Insurance coverage is not something which comes to mind when thinking about trade secret misappropriation. In fact, since this blog was started in 2009, I cannot recall a single post about an insurance coverage issue.
That being said, one of the first things prudent defense counsel will do when a client is sued for alleged trade secret misappropriation is to instruct their client to notify their insurance carrier and inquire as to whether there is coverage for some or all of the claims. Sometimes there is; sometimes there isn’t. However, the prudent course of action is always to play it safe and ask.
In a recent decision issued by Judge Dow in the U.S. District Court for the Northern District of Illinois, Sentinel Insurance Company, LTD v. Yorktown Industries, Inc., the defendant in what seems to have been a garden variety trade secrets misappropriation case – Yorktown — demanded that its insurance carrier defend and indemnify it under its insurance policies. The carrier denied coverage and denied having any duty to defend, and then brought a declaratory judgment action seeking vindication for its position.
In the underlying lawsuit for which coverage and a defense was requested, Yorktown was sued for violation of the Uniform Trade Secrets Act, intentional interference with contractual relations, intentional interference with prospective business advantage, unfair competition, and civil conspiracy (i.e., claims commonly seen in these types of cases).
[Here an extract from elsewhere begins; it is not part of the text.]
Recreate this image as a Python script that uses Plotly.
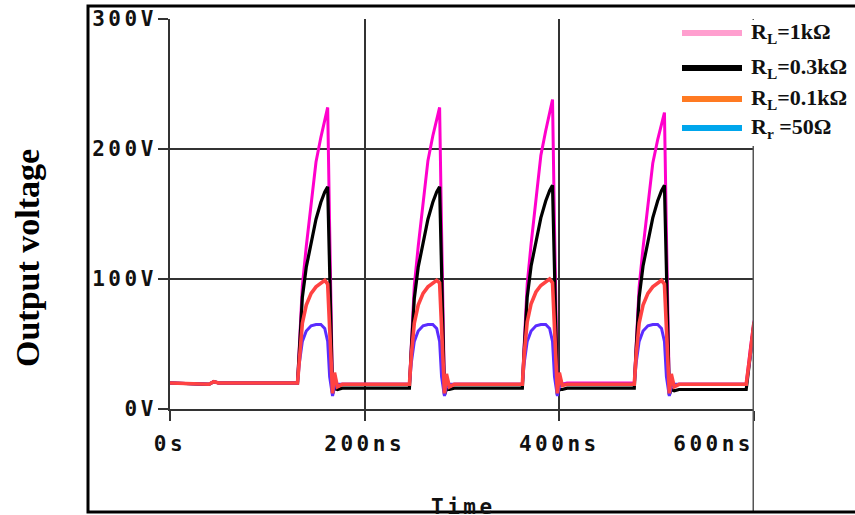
import plotly.graph_objects as go

# ---- data ----
time_ns = [0, 40, 45, 50,
           131, 133, 136, 140, 145, 150, 155, 159, 162, 164, 167, 169, 172, 177,
           246, 248, 251, 255, 260, 265, 270, 274, 277, 279, 282, 284, 287, 292,
           362, 364, 367, 371, 376, 381, 386, 390, 393, 395, 398, 400, 403, 408,
           477, 479, 482, 486, 491, 496, 501, 505, 508, 510, 513, 515, 518, 523,
           592, 596, 600]

v_1k = [20, 19, 21, 20,
        20, 50, 95, 125, 158, 190, 209, 223, 232, 140, 12, 24, 18, 19,
        19, 50, 95, 125, 159, 191, 210, 224, 232, 138, 13, 24, 18, 19,
        19, 51, 96, 127, 162, 195, 214, 229, 238, 142, 12, 25, 19, 20,
        20, 50, 94, 124, 157, 189, 207, 220, 228, 136, 13, 24, 18, 19,
        19, 45, 68]

v_03k = [20, 19, 21, 20,
         20, 48, 86, 109, 128, 146, 159, 167, 171, 100, 12, 16, 15, 16,
         16, 47, 85, 109, 128, 146, 159, 167, 171, 98, 11, 15, 15, 16,
         16, 47, 86, 110, 129, 147, 160, 168, 172, 100, 11, 15, 15, 16,
         16, 47, 86, 110, 129, 147, 160, 168, 172, 100, 11, 15, 14, 15,
         15, 40, 66]

v_01k = [20, 19, 21, 20,
         20, 42, 66, 80, 89, 94, 97, 99, 96, 60, 12, 28, 17, 19,
         19, 42, 66, 80, 89, 94, 97, 99, 97, 58, 12, 27, 17, 19,
         19, 43, 67, 81, 90, 95, 98, 100, 97, 60, 12, 28, 18, 19,
         19, 42, 66, 80, 89, 94, 97, 99, 96, 58, 12, 27, 17, 19,
         19, 42, 67]

v_50 = [20, 19, 21, 20,
        20, 36, 52, 60, 64, 65, 65, 62, 52, 25, 10, 17, 19, 19,
        19, 36, 52, 60, 64, 65, 65, 62, 52, 25, 10, 17, 19, 19,
        19, 36, 52, 60, 64, 65, 65, 62, 52, 25, 10, 17, 19, 19,
        19, 36, 52, 60, 64, 65, 65, 62, 52, 25, 10, 17, 19, 19,
        19, 40, 62]

x_tickvals = [0, 200, 400, 600]
x_ticklabels = ["0s", "200ns", "400ns", "600ns"]
y_tickvals = [0, 100, 200, 300]
y_ticklabels = ["0V", "100V", "200V", "300V"]

legend_labels = ["R<sub>L</sub>=1kΩ", "R<sub>L</sub>=0.3kΩ", "R<sub>L</sub>=0.1kΩ", "R<sub>r</sub> =50Ω"]
legend_colors = ["#ff9fcf", "#000000", "#ff7a22", "#00a6ec"]

# ---- styling ----
LS = "letter-spacing:3.5px"
def spaced(s):
    return f'<span style="{LS}">{s}</span>'

# last x label sits left of its tick, inside the frame
x_ticktext = [f"<b>{spaced(t)}</b>" for t in x_ticklabels]
x_ticktext[-1] = f"<b>{spaced(x_ticklabels[-1] + '&nbsp;' * 5)}</b>"

fig = go.Figure()
series = [(v_1k, "#ff00cc", 3), (v_03k, "#000000", 3.2), (v_50, "#5a2cff", 3), (v_01k, "#ff4242", 3.6)]
for vals, col, w in series:
    fig.add_trace(go.Scatter(x=time_ns, y=vals, mode="lines",
                             line=dict(color=col, width=w), showlegend=False,
                             hoverinfo="skip"))

W, H = 855, 515
L, R, T, B = 170, 101, 19, 106
pw, ph = W - L - R, H - T - B

def px(xp):
    return (xp - L) / pw
def py(yp):
    return (H - B - yp) / ph

tickfont = dict(family="DejaVu Sans Mono", size=21, color="#111")
fig.update_layout(
    width=W, height=H, autosize=False,
    margin=dict(l=L, r=R, t=T, b=B, pad=0),
    paper_bgcolor="white", plot_bgcolor="white",
    showlegend=False,
    xaxis=dict(range=[0, 600], tickvals=x_tickvals, ticktext=x_ticktext,
               showgrid=True, gridcolor="#333", gridwidth=2,
               showline=True, linecolor="#333", linewidth=2,
               ticks="outside", ticklen=10, tickwidth=2, tickcolor="#333",
               ticklabelstandoff=5, automargin=False,
               tickfont=tickfont, zeroline=False),
    yaxis=dict(range=[0, 300], tickvals=y_tickvals,
               ticktext=[f"<b>{spaced(t)}</b>" for t in y_ticklabels],
               showgrid=True, gridcolor="#333", gridwidth=2,
               showline=True, linecolor="#333", linewidth=2,
               ticks="outside", ticklen=10, tickwidth=2, tickcolor="#333",
               ticklabelstandoff=-3, automargin=False,
               tickfont=tickfont, zeroline=False),
)

shapes = []
# right border extending to frame bottom
shapes.append(dict(type="line", xref="x", yref="paper", x0=600, x1=600,
                   y0=py(512), y1=1.0, line=dict(color="#555", width=3), layer="above"))
# white legend box
shapes.append(dict(type="rect", xref="paper", yref="paper",
                   x0=px(672), x1=px(870), y0=py(146), y1=py(20),
                   fillcolor="white", line=dict(width=0), layer="above"))
# outer frame
shapes.append(dict(type="rect", xref="paper", yref="paper",
                   x0=px(88), x1=px(880), y0=py(512), y1=py(6),
                   line=dict(color="black", width=3), layer="above"))

annotations = []
row_y = [33, 68, 99, 128]
for lab, col, yy in zip(legend_labels, legend_colors, row_y):
    shapes.append(dict(type="line", xref="paper", yref="paper",
                       x0=px(682), x1=px(742), y0=py(yy), y1=py(yy),
                       line=dict(color=col, width=6), layer="above"))
    annotations.append(dict(xref="paper", yref="paper", x=px(749), y=py(yy),
                            text=f"<b>{lab}</b>", showarrow=False,
                            xanchor="left", yanchor="middle",
                            font=dict(family="Liberation Serif", size=22, color="#111")))

annotations.append(dict(xref="paper", yref="paper", x=px(463), y=py(493),
                        text=f"<b>{spaced('Time')}</b>", showarrow=False,
                        xanchor="center", yanchor="top",
                        font=dict(family="DejaVu Sans Mono", size=21, color="#111")))
annotations.append(dict(xref="paper", yref="paper", x=px(27), y=py(258),
                        text="<b>Output voltage</b>", showarrow=False, textangle=-90,
                        xanchor="center", yanchor="middle",
                        font=dict(family="Liberation Serif", size=34, color="black")))

fig.update_layout(shapes=shapes, annotations=annotations)
fig.write_html("out.html", config={"displayModeBar": False, "responsive": False},
               post_script="document.body.style.margin='0';document.body.style.overflow='hidden';")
Yorktown requested indemnification under an insurance policy which provided coverage for claims for, among other things, “personal and advertising injury.” Yorktown’s argument was premised on the fact that it had been accused of stealing another’s “advertising idea.”
Judge Dow made short work of this claim, holding that Yorktown had merely been accused of stealing a customer list and sales information and wrongly using that information, and that this alleged misconduct did not amount to an allegation that Yorktown copied an “advertising idea” or copied trade secrets in an advertisement. Additionally, among other things, Judge Dow noted that the policy contained an express exclusion for claims predicated on the alleged misappropriation of a trade secret.
In these types of disputes, a common instance in which there may be coverage is where a breach of fiduciary duty is alleged, or where there is a claim against a director or officer and a “D & O” policy is implicated. Here, there was no mention of such claims.
While Yorktown came up short before Judge Dow, the prudent course of action in every trade secrets case is to notify the carrier and inquire about coverage. Because insurance policies (and lawsuits) come in all sizes and shapes, sometimes there is coverage; sometimes there isn’t.